INDIANAPOLIS, Ind. (Dec. 9, 2014)-- Charlie White, the man once elected to enforce Indiana's election laws, went before the Indiana Court of Appeals to overturn his convictions for violating those laws.
White's attorney had 26 minutes to explain to the three-judge panel why her client was misrepresented at trial, the victim of double jeopardy and not guilty of lying about where he was living while serving on the Fishers Town Council.
"There was no offer of proof of anything," said Andrea Ciobanu. "He paid his attorney a lot of money to prepare for this trial. It was supposed to be a three-week trial. He spent a lot of money on it.There was no case presented whatsoever. He was caught off guard."
White told FOX59 News that he wanted his trial attorney, former Marion County Prosecutor Carl Brizzi, to put him on the stand to explain to the trial court that he was residing at his ex-wife's house in Fishers and therefore was not guilty of living in one precinct while voting in another.
"His only immediate kin was his son at the time this was going on," Ciobanu told the judges, arguing that under Indiana law, since White's son lived with his mother, the defendant could claim her address as his own.
The Office of the Attorney General disagreed.
"The fact that your son is living with your former wife is pretty normal when it's not your residence, so, I don't think that alone in this case is really evidence of residence," said Deputy Attorney General Justin Roebel.
"He had to be able to testify about his intent," countered Ciobanu, "and in the post-conviction relief proceedings there were multiple occasions on trying to present that intent. They were continually objected by the state. He wasn't even able to present fully what his intent was."

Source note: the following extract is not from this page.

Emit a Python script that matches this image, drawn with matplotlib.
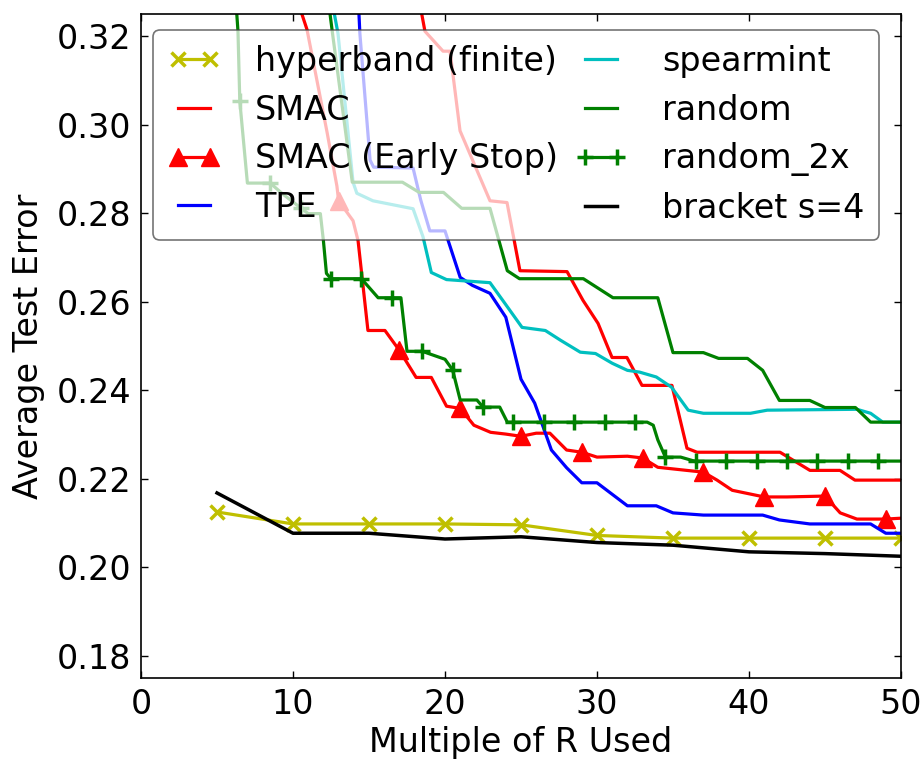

One judge indicated that arguments of poor legal strategy don't necessarily constitute the grounds for an appeal as the trial court made its decision based on the facts presented before the bench.
"That's not to say they've been correctly determined but they have been determined," said Judge Michale Barnes, "and, so, it's very difficult for this panel or any panel of any appellate court simple to say, 'Well, they got it all wrong. We're going back to square one here.'"
White was convicted of six class D felonies and sentenced to one year of home detention.
That sentence has been stayed pending his appeal.
Ciobanu said her client was a victim of selective prosecution.
"We look at all the prior cases, they were not criminal cases. These are civil actions."
The panel agreed to take the arguments under advisement while it considers its ruling.